The grassroots response by Occupy and other groups to the devastation of Sandy highlights a third theme that has surfaced recently in the fight against Pathways, namely, that when the institutions of authority cease to operate in the name of those they are designed to serve, we must rebuild new ones that do. This is part of the spirit inspiring the Free University movement—which has challenged the dysfunctions of CUNY and other higher education institutions from the outside—as well as recent steps taken by English faculty members at QCC, which have challenged and reformed things from inside. That the department’s move this past week to jettison their chair in favor of more representative leadership was an act of courageous defiance is apparent on its face. Acknowledging that this move offers a new tactic in the broader struggle against Pathways is not as quickly understood, but no less important.  From this point forward, the precedent is set: faculty members in positions of authority can choose to side with their colleagues, or risk that authority by cuddling closer to power, a calculus that potentially reorders the balance of power—however slightly—in favor of those, like Bill Ayers (on page 11), who are interested in education as a Jeffersonian public good and not as a market commodity.

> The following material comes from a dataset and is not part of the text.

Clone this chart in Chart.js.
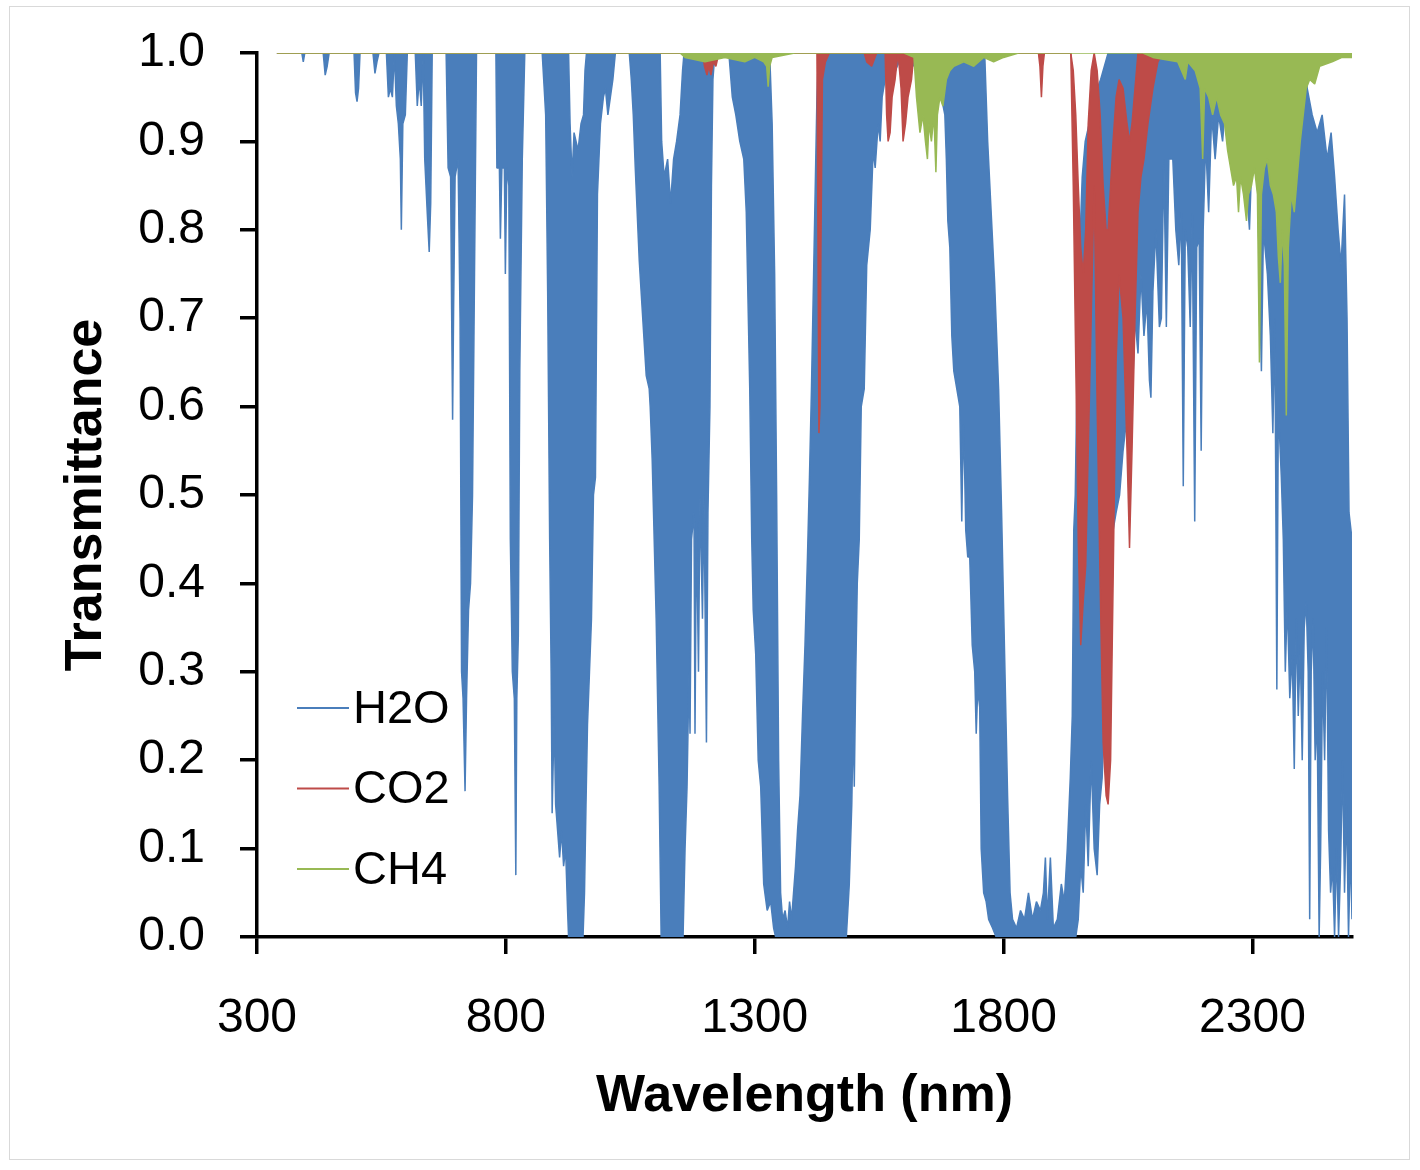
<!DOCTYPE html>
<html lang="en">
<head>
  <meta charset="UTF-8">
  <title>Transmittance of H2O, CO2 and CH4</title>
  <script src="https://cdn.jsdelivr.net/npm/chart.js"></script>
  <style>
    html, body { margin: 0; padding: 0; background: #fff; }
    #wrap { position: relative; width: 1420px; height: 1170px; }
    #frame { position: absolute; left: 9px; top: 6px; width: 1401px; height: 1154px;
             border: 1px solid #d9d9d9; box-sizing: border-box; pointer-events: none; }
    #chart { position: absolute; left: 0; top: 0; }
  </style>
</head>
<body>
  <div id="wrap">
    <canvas id="chart" width="1420" height="1170"></canvas>
    <div id="frame"></div>
  </div>

  <script>
    // wavelength (nm), transmittance pairs
    // H2O is drawn as a band between its upper and lower envelope
    const h2oLower = [
      [340,1],[390,1],[393,0.99],[396,1],[433,1],[437,0.975],[441,0.985],[445,1],
      [495,1],[498,0.955],[501,0.945],[504,0.96],[507,1],[533,1],[537,0.977],[541,0.99],[545,1],
      [560,1],[564,0.95],[568,0.96],[572,0.95],[576,1],[580,0.94],[584,0.92],[588,0.88],[590,0.80],
      [593,0.92],[598,0.93],[602,1],[618,1],[622,0.94],[626,0.97],[630,0.94],[634,1],[637,0.88],
      [642,0.82],[646,0.775],[649,0.83],[652,1],[680,1],[684,0.87],[689,0.86],[691,0.71],[693,0.585],
      [695,0.71],[698,0.86],[704,0.88],[708,0.70],[711,0.30],[714,0.27],[718,0.165],[721,0.27],
      [725,0.37],[729,0.40],[733,0.50],[737,0.75],[741,1],[780,1],[782,0.87],[787,0.87],[789,0.79],
      [792,0.87],[797,0.87],[799,0.75],[802,0.87],[806,0.85],[809,0.45],[813,0.30],[817,0.27],
      [820,0.07],[822,0.27],[825,0.34],[828,0.64],[833,0.88],[838,1],[873,1],[876,0.97],[880,0.93],
      [884,0.73],[888,0.45],[891,0.30],[893,0.14],[897,0.25],[900,0.15],[904,0.12],[908,0.09],
      [912,0.12],[916,0.08],[920,0.10],[924,0.03],[926,0],[955,0],[958,0.05],[961,0.15],[964,0.24],
      [968,0.30],[972,0.36],[976,0.50],[980,0.52],[984,0.84],[990,0.92],[996,0.95],[1000,0.96],
      [1005,0.93],[1010,0.95],[1015,0.97],[1020,1],[1048,1],[1052,0.97],[1056,0.93],[1060,0.87],
      [1068,0.765],[1075,0.70],[1082,0.635],[1088,0.62],[1090,0.60],[1094,0.54],[1102,0.36],
      [1108,0.17],[1112,0],[1156,0],[1160,0.10],[1164,0.17],[1168,0.30],[1170,0.23],[1173,0.45],
      [1178,0.48],[1180,0.23],[1183,0.47],[1187,0.30],[1190,0.50],[1195,0.36],[1198,0.50],
      [1203,0.22],[1206,0.48],[1210,0.60],[1213,0.85],[1216,0.97],[1220,1],[1248,1],[1255,0.95],
      [1262,0.93],[1270,0.90],[1278,0.88],[1283,0.82],[1290,0.62],[1294,0.45],[1297,0.37],
      [1302,0.32],[1307,0.20],[1312,0.17],[1318,0.06],[1325,0.03],[1332,0.04],[1338,0.01],[1342,0],
      [1484,0],[1490,0.06],[1495,0.15],[1498,0.25],[1500,0.17],[1503,0.30],[1506,0.40],[1510,0.45],
      [1514,0.60],[1520,0.62],[1525,0.76],[1532,0.80],[1538,0.89],[1542,0.87],[1548,0.92],
      [1552,0.90],[1556,0.95],[1565,0.98],[1575,0.97],[1590,0.99],[1610,0.98],[1625,0.99],
      [1645,0.99],[1652,0.95],[1656,0.97],[1662,0.93],[1668,0.97],[1675,0.95],[1682,0.93],
      [1685,0.88],[1688,0.81],[1692,0.78],[1696,0.68],[1700,0.64],[1706,0.62],[1712,0.60],
      [1716,0.47],[1719,0.58],[1722,0.52],[1724,0.46],[1728,0.43],[1732,0.43],[1737,0.33],
      [1742,0.30],[1745,0.23],[1748,0.28],[1752,0.26],[1755,0.10],[1760,0.05],[1765,0.04],
      [1770,0.02],[1778,0.01],[1785,0],[1936,0],[1945,0],[1950,0.02],[1955,0.08],[1960,0.05],
      [1965,0.15],[1970,0.08],[1976,0.20],[1982,0.10],[1988,0.07],[1993,0.15],[1998,0.18],
      [2003,0.25],[2008,0.35],[2013,0.42],[2020,0.46],[2026,0.48],[2033,0.50],[2040,0.55],
      [2046,0.58],[2052,0.62],[2058,0.60],[2064,0.70],[2070,0.66],[2076,0.75],[2082,0.68],
      [2088,0.72],[2093,0.63],[2096,0.61],[2100,0.73],[2106,0.80],[2113,0.69],[2117,0.70],
      [2122,0.88],[2127,0.69],[2132,0.88],[2140,0.88],[2146,0.80],[2152,0.76],[2157,0.82],
      [2161,0.51],[2165,0.80],[2170,0.78],[2175,0.69],[2179,0.82],[2184,0.47],[2188,0.78],
      [2193,0.79],[2197,0.55],[2201,0.80],[2206,0.90],[2212,0.82],[2218,0.93],[2225,0.88],
      [2232,0.93],[2240,0.90],[2247,0.95],[2255,0.92],[2262,0.88],[2270,0.86],[2280,0.92],
      [2288,0.85],[2294,0.80],[2300,0.90],[2310,0.86],[2318,0.64],[2322,0.80],[2330,0.75],
      [2336,0.68],[2341,0.57],[2345,0.70],[2349,0.28],[2352,0.60],[2358,0.52],[2362,0.45],
      [2366,0.30],[2370,0.38],[2375,0.27],[2380,0.32],[2384,0.19],[2388,0.36],[2392,0.25],
      [2396,0.33],[2400,0.20],[2404,0.35],[2408,0.38],[2412,0.30],[2415,0.02],[2418,0.30],
      [2422,0.36],[2426,0.20],[2430,0.25],[2434,0],[2437,0.10],[2441,0.30],[2445,0.20],
      [2449,0.35],[2453,0.12],[2457,0.05],[2461,0.08],[2465,0],[2469,0.10],[2473,0],[2477,0.08],
      [2481,0.20],[2485,0.05],[2489,0.15],[2493,0],[2497,0.10],[2500,0.02]
    ];
    const h2oUpper = [
      [340,1],[926,1],[929,0.92],[933,0.86],[937,0.91],[945,0.89],[951,0.92],[956,0.93],[959,0.98],
      [962,1],[1110,1],[1113,0.90],[1118,0.86],[1125,0.88],[1131,0.83],[1137,0.88],[1143,0.90],
      [1150,0.93],[1155,0.98],[1158,1],[1330,1],[1335,0.92],[1340,0.75],[1344,0.50],[1348,0.20],
      [1352,0.05],[1356,0.02],[1361,0.03],[1366,0.01],[1370,0.04],[1374,0.02],[1378,0.05],
      [1382,0.08],[1386,0.12],[1391,0.16],[1396,0.25],[1401,0.33],[1406,0.43],[1410,0.52],
      [1414,0.62],[1418,0.74],[1422,0.86],[1425,0.95],[1428,1],[1762,1],[1768,0.90],[1775,0.82],
      [1782,0.74],[1790,0.62],[1796,0.48],[1802,0.32],[1808,0.16],[1813,0.05],[1818,0.02],
      [1826,0.01],[1834,0.03],[1842,0.02],[1850,0.05],[1858,0.02],[1866,0.04],[1874,0.03],
      [1880,0.05],[1884,0.09],[1888,0.02],[1894,0.09],[1900,0.01],[1908,0.02],[1916,0.06],
      [1922,0.04],[1928,0.10],[1934,0.18],[1938,0.25],[1941,0.46],[1944,0.50],[1948,0.65],
      [1953,0.78],[1958,0.86],[1964,0.90],[1972,0.92],[1982,0.95],[1995,0.97],[2010,1],[2405,1],
      [2410,0.96],[2420,0.93],[2430,0.91],[2440,0.93],[2450,0.88],[2458,0.91],[2465,0.86],
      [2472,0.80],[2478,0.76],[2485,0.84],[2490,0.70],[2494,0.48],[2500,0.45]
    ];
    const co2Lower = [
      [340,1],[1195,1],[1199,0.985],[1204,0.975],[1208,0.985],[1212,0.975],[1217,0.99],[1222,0.985],
      [1228,1],[1425,1],[1427,0.80],[1429,0.57],[1431,0.60],[1433,0.78],[1436,0.97],[1442,0.99],
      [1450,1],[1520,1],[1525,0.99],[1535,0.985],[1545,1],[1562,1],[1565,0.93],[1568,0.90],
      [1572,0.91],[1576,0.95],[1582,0.97],[1588,1],[1594,0.96],[1598,0.90],[1603,0.92],[1608,0.95],
      [1615,0.97],[1620,1],[1870,1],[1873,0.985],[1876,0.95],[1879,0.985],[1882,1],[1935,1],
      [1940,0.85],[1945,0.65],[1950,0.45],[1955,0.33],[1960,0.38],[1965,0.42],[1970,0.55],
      [1976,0.70],[1982,0.85],[1988,0.60],[1994,0.40],[2000,0.22],[2006,0.16],[2010,0.15],
      [2015,0.20],[2020,0.40],[2026,0.65],[2032,0.75],[2040,0.70],[2048,0.55],[2053,0.44],
      [2058,0.55],[2064,0.70],[2070,0.82],[2076,0.86],[2082,0.88],[2090,0.92],[2100,0.96],
      [2110,0.99],[2120,1],[2500,1]
    ];
    const co2Upper = [
      [340,1],[1935,1],[1940,0.98],[1945,0.93],[1950,0.85],[1955,0.78],[1960,0.75],[1965,0.80],
      [1970,0.92],[1976,0.98],[1982,1],[1988,0.98],[1994,0.93],[2000,0.85],[2006,0.80],[2010,0.80],
      [2015,0.85],[2020,0.90],[2026,0.95],[2032,0.97],[2040,0.96],[2048,0.92],[2053,0.90],
      [2058,0.92],[2064,0.96],[2070,1],[2500,1]
    ];
    const ch4Lower = [
      [340,1],[1150,1],[1160,0.995],[1200,0.99],[1240,0.995],[1280,0.99],[1300,0.995],[1318,0.99],
      [1324,0.985],[1327,0.962],[1330,0.985],[1335,0.995],[1380,1],[1600,1],[1620,0.995],[1625,0.95],
      [1632,0.91],[1638,0.93],[1643,0.90],[1647,0.88],[1650,0.92],[1655,0.90],[1660,0.93],
      [1664,0.865],[1667,0.93],[1672,0.95],[1678,0.94],[1685,0.97],[1692,0.98],[1700,0.985],
      [1720,0.99],[1740,0.985],[1760,0.995],[1780,0.99],[1800,0.995],[1830,1],[2080,1],
      [2100,0.995],[2150,0.99],[2165,0.97],[2170,0.99],[2185,0.98],[2195,0.96],[2200,0.88],
      [2204,0.96],[2212,0.95],[2220,0.93],[2228,0.95],[2236,0.93],[2244,0.92],[2250,0.89],
      [2256,0.87],[2262,0.85],[2268,0.86],[2272,0.82],[2276,0.86],[2282,0.84],[2288,0.81],
      [2292,0.84],[2298,0.85],[2304,0.87],[2310,0.84],[2314,0.65],[2318,0.84],[2324,0.87],
      [2330,0.88],[2336,0.85],[2342,0.84],[2348,0.82],[2352,0.77],[2356,0.74],[2360,0.80],
      [2364,0.76],[2368,0.59],[2372,0.78],[2378,0.84],[2384,0.82],[2390,0.86],[2396,0.90],
      [2402,0.93],[2408,0.96],[2415,0.97],[2425,0.965],[2435,0.985],[2460,0.99],[2480,0.995],
      [2500,0.995]
    ];

    const xTicks = [300, 800, 1300, 1800, 2300];
    const yTicks = [0, 0.1, 0.2, 0.3, 0.4, 0.5, 0.6, 0.7, 0.8, 0.9, 1.0];
    const seriesNames = ['H2O', 'CO2', 'CH4'];

    const BLUE = '#4a7ebb';
    const RED = '#be4b48';
    const GREEN = '#98b954';
    const seriesColors = [BLUE, RED, GREEN];
    const FONT = '"Liberation Sans", Arial, sans-serif';

    const pts = arr => arr.map(p => ({ x: p[0], y: p[1] }));

    // legend sits inside the plot, lower left, like the original
    const insideLegend = {
      id: 'insideLegend',
      afterDraw(chart) {
        const ctx = chart.ctx;
        ctx.save();
        ctx.font = '47px ' + FONT;
        ctx.textBaseline = 'middle';
        ctx.fillStyle = '#000';
        seriesNames.forEach((name, i) => {
          const y = 708 + i * 80.5;
          ctx.strokeStyle = seriesColors[i];
          ctx.lineWidth = 2;
          ctx.beginPath();
          ctx.moveTo(297, y);
          ctx.lineTo(349, y);
          ctx.stroke();
          ctx.fillText(name, 353, y + 2);
        });
        ctx.restore();
      }
    };

    const line = (data, color, extra) => Object.assign({
      data: pts(data),
      borderColor: color,
      backgroundColor: color,
      borderWidth: 1.5,
      fill: false
    }, extra);

    new Chart(document.getElementById('chart'), {
      type: 'line',
      data: {
        datasets: [
          line(ch4Lower, GREEN, { label: 'CH4', fill: 'end', order: 0 }),
          line(co2Upper, RED, { label: 'CO2 upper', order: 1 }),
          line(co2Lower, RED, { label: 'CO2', fill: 1, order: 1 }),
          line(h2oUpper, BLUE, { label: 'H2O upper', order: 2 }),
          line(h2oLower, BLUE, { label: 'H2O', fill: 3, order: 2 })
        ]
      },
      options: {
        responsive: false,
        animation: false,
        events: [],
        layout: { padding: { left: 0, right: 68, top: 53, bottom: 0 } },
        elements: {
          point: { radius: 0 },
          line: { tension: 0, borderJoinStyle: 'bevel' }
        },
        plugins: {
          legend: { display: false },
          tooltip: { enabled: false }
        },
        scales: {
          x: {
            type: 'linear',
            min: 300,
            max: 2500,
            afterBuildTicks: s => { s.ticks = xTicks.map(v => ({ value: v })); },
            afterFit: s => { s.height = 233; s.paddingLeft = 0; s.paddingRight = 0; },
            grid: { drawOnChartArea: false, drawTicks: true, tickLength: 17, color: '#000', lineWidth: 3.5 },
            border: { display: true, color: '#000', width: 3.5 },
            ticks: {
              color: '#000',
              font: { family: FONT, size: 48 },
              padding: 36,
              maxRotation: 0,
              callback: v => String(v)
            },
            title: {
              display: true,
              text: 'Wavelength (nm)',
              color: '#000',
              font: { family: FONT, size: 52, weight: 'bold' },
              padding: { top: 0, bottom: 42 }
            }
          },
          y: {
            min: 0,
            max: 1,
            afterBuildTicks: s => { s.ticks = yTicks.map(v => ({ value: v })); },
            afterFit: s => { s.width = 257; s.paddingTop = 0; s.paddingBottom = 0; },
            grid: { drawOnChartArea: false, drawTicks: true, tickLength: 17, color: '#000', lineWidth: 3.5 },
            border: { display: true, color: '#000', width: 3.5 },
            ticks: {
              color: '#000',
              font: { family: FONT, size: 48 },
              padding: 35,
              callback: v => v.toFixed(1)
            },
            title: {
              display: true,
              text: 'Transmittance',
              color: '#000',
              font: { family: FONT, size: 52, weight: 'bold' },
              padding: { top: 55, bottom: 0 }
            }
          }
        }
      },
      plugins: [insideLegend]
    });
  </script>
</body>
</html>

The fight against Pathways is already nasty, and will continue to grow uglier as time progresses. That said, we can take some comfort in reminding ourselves that the comparative advantages enjoyed by CUNY’s faculty and students in their fight against Pathways—the power of organized labor, the youth, and a willingness to adopt do-it-yourself approaches to defending public institutions when those institutions have been hijacked—do result in occasional victories—victories that allow us to move onto a new stage in the wider struggle.